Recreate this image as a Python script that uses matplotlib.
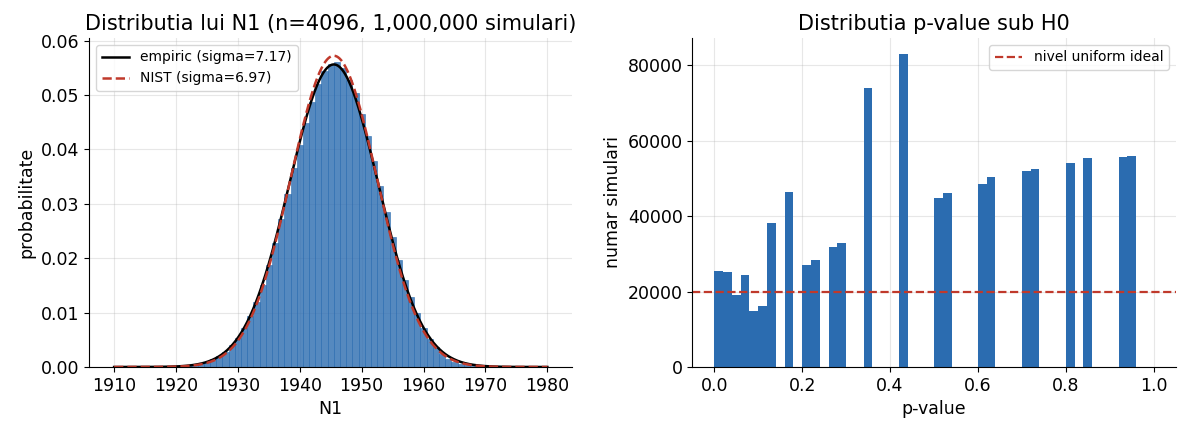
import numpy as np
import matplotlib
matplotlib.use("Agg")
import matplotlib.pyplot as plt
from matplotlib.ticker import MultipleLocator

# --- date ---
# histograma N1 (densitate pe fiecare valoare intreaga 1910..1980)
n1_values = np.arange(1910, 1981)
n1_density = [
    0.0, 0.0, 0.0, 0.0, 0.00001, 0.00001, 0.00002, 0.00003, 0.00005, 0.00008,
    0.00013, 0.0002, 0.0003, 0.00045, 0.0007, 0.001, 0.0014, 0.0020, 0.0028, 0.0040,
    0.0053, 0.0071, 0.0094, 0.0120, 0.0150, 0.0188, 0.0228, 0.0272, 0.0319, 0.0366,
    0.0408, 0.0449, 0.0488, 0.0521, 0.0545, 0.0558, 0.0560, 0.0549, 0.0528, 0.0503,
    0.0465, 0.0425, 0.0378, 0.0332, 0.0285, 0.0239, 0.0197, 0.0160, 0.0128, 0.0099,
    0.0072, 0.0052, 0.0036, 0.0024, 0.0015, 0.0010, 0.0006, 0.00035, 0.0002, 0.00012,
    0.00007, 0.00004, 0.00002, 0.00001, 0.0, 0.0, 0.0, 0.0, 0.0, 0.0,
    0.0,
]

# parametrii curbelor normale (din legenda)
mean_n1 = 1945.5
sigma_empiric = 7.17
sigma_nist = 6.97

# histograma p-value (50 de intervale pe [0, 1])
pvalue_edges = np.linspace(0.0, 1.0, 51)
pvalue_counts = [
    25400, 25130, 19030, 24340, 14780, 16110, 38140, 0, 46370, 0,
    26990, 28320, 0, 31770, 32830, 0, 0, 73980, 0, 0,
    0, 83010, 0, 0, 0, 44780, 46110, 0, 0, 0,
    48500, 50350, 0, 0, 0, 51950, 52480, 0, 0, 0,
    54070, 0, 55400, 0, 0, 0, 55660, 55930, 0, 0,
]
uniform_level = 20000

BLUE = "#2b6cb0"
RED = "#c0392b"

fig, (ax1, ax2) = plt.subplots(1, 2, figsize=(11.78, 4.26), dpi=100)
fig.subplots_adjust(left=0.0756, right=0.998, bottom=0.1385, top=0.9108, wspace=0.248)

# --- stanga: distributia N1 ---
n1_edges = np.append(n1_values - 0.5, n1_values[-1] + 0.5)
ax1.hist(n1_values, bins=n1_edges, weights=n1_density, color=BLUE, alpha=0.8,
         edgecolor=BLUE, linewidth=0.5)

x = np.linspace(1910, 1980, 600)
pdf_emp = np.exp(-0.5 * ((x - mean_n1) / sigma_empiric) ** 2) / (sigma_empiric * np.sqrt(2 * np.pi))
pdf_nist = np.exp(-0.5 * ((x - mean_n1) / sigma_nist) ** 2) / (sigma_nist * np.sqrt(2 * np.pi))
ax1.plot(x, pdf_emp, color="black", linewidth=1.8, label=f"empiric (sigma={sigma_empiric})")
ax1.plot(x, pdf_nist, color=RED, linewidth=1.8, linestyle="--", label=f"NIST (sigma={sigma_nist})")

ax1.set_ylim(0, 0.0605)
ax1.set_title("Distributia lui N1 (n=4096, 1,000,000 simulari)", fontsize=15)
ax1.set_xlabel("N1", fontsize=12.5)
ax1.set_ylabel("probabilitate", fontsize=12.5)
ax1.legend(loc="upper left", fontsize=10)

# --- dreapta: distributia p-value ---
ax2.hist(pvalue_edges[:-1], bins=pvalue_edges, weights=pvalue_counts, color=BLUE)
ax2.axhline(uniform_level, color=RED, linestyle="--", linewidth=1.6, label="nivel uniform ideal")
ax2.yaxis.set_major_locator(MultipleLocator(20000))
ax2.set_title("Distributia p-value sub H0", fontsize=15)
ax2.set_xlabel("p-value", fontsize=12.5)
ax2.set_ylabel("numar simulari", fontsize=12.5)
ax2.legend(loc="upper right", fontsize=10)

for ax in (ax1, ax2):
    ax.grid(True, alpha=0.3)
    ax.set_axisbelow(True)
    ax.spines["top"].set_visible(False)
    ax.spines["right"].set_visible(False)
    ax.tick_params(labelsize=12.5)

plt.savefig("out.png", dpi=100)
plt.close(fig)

----------------

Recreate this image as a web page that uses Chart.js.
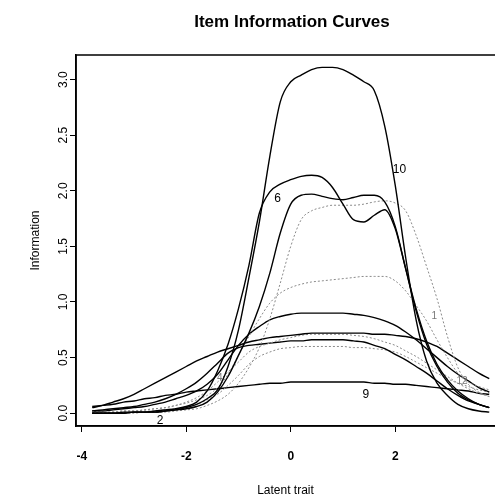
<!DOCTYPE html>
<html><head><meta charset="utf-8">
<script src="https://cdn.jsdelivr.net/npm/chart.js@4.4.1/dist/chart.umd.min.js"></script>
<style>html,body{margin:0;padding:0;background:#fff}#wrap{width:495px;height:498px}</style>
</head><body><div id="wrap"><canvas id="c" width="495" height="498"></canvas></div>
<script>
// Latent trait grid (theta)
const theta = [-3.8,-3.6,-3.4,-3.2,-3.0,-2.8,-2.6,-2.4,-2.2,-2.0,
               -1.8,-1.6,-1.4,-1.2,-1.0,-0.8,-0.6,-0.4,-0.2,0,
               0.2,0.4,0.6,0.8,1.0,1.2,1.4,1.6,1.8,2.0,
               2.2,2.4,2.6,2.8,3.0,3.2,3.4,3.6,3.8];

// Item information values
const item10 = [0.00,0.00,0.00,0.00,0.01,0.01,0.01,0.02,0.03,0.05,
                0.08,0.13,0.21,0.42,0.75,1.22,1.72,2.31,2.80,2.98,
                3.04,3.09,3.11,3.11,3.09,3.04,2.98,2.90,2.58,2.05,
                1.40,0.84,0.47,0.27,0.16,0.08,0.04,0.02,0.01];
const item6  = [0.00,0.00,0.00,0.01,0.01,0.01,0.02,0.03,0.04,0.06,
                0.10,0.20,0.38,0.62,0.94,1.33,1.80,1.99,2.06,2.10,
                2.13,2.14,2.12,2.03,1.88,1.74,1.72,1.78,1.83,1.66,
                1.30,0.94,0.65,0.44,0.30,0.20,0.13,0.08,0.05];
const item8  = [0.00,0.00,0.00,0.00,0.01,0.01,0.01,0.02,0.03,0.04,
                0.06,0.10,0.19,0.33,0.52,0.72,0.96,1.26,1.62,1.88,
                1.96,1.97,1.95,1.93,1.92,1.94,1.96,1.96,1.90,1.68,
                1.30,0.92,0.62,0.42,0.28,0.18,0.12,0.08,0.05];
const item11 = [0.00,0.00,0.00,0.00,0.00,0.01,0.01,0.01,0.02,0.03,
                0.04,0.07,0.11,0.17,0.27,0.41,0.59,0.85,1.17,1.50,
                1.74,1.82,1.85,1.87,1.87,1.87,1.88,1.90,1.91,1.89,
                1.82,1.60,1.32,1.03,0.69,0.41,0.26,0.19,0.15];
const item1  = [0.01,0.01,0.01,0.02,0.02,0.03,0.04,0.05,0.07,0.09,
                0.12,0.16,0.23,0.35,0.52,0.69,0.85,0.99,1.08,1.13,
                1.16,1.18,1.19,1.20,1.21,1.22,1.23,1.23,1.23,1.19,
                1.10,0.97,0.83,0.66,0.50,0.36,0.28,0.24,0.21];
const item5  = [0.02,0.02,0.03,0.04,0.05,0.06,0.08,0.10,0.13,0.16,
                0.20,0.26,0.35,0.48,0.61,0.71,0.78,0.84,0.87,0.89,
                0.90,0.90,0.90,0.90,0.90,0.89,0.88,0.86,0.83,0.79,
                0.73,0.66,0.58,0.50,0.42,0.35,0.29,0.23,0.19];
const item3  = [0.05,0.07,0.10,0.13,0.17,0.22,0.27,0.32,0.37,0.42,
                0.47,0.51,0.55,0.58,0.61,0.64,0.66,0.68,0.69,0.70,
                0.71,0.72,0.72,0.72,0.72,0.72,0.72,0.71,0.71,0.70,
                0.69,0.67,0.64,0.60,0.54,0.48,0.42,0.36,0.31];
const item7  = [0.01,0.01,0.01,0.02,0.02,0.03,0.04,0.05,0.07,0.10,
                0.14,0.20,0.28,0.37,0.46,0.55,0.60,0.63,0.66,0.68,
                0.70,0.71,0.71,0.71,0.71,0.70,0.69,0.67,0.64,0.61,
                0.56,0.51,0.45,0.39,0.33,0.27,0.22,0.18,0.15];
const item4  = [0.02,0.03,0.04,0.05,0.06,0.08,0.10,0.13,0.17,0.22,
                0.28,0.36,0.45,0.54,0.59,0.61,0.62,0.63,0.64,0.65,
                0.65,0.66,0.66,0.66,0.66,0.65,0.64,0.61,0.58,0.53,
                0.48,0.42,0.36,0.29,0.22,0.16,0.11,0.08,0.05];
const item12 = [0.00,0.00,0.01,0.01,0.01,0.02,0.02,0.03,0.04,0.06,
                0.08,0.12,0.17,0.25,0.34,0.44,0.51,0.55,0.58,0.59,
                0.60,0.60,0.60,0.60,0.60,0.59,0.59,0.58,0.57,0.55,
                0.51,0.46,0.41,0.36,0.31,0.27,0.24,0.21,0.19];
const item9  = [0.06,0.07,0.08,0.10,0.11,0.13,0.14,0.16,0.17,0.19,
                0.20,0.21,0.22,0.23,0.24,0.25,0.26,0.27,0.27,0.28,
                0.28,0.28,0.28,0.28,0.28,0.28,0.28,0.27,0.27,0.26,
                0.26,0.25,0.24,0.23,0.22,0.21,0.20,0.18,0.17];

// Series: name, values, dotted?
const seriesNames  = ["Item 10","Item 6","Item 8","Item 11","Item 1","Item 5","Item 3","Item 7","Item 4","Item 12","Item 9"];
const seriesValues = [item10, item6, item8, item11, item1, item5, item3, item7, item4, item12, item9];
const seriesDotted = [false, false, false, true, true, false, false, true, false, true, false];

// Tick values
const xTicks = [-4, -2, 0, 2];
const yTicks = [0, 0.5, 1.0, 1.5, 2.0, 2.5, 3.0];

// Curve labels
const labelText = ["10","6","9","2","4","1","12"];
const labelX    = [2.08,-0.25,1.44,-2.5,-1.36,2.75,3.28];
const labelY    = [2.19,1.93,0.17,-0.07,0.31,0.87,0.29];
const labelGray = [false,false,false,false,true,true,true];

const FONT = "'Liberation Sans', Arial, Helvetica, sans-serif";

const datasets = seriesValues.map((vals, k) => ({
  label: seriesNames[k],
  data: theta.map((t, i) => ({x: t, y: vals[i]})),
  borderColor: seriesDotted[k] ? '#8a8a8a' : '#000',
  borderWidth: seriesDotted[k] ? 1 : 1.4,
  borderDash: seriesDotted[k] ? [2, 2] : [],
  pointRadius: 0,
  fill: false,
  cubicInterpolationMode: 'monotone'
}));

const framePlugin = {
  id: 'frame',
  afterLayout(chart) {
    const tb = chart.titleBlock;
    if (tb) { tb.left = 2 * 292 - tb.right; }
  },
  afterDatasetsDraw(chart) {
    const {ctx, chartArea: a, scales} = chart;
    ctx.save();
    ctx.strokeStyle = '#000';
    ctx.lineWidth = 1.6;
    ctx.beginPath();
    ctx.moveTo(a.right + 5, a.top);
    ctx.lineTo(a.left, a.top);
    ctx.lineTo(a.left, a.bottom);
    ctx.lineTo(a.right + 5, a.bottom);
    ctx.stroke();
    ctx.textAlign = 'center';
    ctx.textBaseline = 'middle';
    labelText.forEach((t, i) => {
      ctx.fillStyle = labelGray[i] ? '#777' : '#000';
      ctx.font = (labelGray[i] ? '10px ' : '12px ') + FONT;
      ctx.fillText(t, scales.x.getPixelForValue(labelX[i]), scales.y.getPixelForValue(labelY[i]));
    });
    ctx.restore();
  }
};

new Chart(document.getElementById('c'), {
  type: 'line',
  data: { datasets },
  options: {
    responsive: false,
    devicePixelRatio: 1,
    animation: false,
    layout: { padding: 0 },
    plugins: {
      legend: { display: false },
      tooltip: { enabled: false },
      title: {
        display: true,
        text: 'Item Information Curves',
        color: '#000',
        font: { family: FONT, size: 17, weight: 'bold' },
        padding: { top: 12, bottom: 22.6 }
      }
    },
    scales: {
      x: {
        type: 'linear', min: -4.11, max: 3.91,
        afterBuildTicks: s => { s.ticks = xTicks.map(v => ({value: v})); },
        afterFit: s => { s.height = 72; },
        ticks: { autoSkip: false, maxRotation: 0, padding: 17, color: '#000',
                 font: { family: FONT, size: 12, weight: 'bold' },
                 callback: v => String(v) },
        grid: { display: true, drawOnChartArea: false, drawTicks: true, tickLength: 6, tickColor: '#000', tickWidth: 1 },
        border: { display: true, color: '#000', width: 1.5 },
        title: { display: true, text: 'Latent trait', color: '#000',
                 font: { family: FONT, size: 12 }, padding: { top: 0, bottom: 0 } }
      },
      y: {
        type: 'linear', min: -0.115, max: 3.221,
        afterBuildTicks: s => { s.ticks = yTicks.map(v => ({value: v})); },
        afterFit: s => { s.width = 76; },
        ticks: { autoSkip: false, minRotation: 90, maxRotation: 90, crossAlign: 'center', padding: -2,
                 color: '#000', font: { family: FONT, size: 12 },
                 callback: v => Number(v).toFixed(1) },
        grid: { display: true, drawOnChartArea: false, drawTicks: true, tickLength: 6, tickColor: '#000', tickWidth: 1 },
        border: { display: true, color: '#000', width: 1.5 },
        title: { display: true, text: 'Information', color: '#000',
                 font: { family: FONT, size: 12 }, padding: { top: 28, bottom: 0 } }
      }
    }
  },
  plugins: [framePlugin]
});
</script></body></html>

----------------

### Problem statement
Write out the lines running from the one that contains "Recreate this image as a Python" through the one that contains "sigma_nist = 6.97", ends included, and nothing else. Pictures stay out of the copy.

### Response to this exercise
Recreate this image as a Python script that uses matplotlib.
import numpy as np
import matplotlib
matplotlib.use("Agg")
import matplotlib.pyplot as plt
from matplotlib.ticker import MultipleLocator

# --- date ---
# histograma N1 (densitate pe fiecare valoare intreaga 1910..1980)
n1_values = np.arange(1910, 1981)
n1_density = [
    0.0, 0.0, 0.0, 0.0, 0.00001, 0.00001, 0.00002, 0.00003, 0.00005, 0.00008,
    0.00013, 0.0002, 0.0003, 0.00045, 0.0007, 0.001, 0.0014, 0.0020, 0.0028, 0.0040,
    0.0053, 0.0071, 0.0094, 0.0120, 0.0150, 0.0188, 0.0228, 0.0272, 0.0319, 0.0366,
    0.0408, 0.0449, 0.0488, 0.0521, 0.0545, 0.0558, 0.0560, 0.0549, 0.0528, 0.0503,
    0.0465, 0.0425, 0.0378, 0.0332, 0.0285, 0.0239, 0.0197, 0.0160, 0.0128, 0.0099,
    0.0072, 0.0052, 0.0036, 0.0024, 0.0015, 0.0010, 0.0006, 0.00035, 0.0002, 0.00012,
    0.00007, 0.00004, 0.00002, 0.00001, 0.0, 0.0, 0.0, 0.0, 0.0, 0.0,
    0.0,
]

# parametrii curbelor normale (din legenda)
mean_n1 = 1945.5
sigma_empiric = 7.17
sigma_nist = 6.97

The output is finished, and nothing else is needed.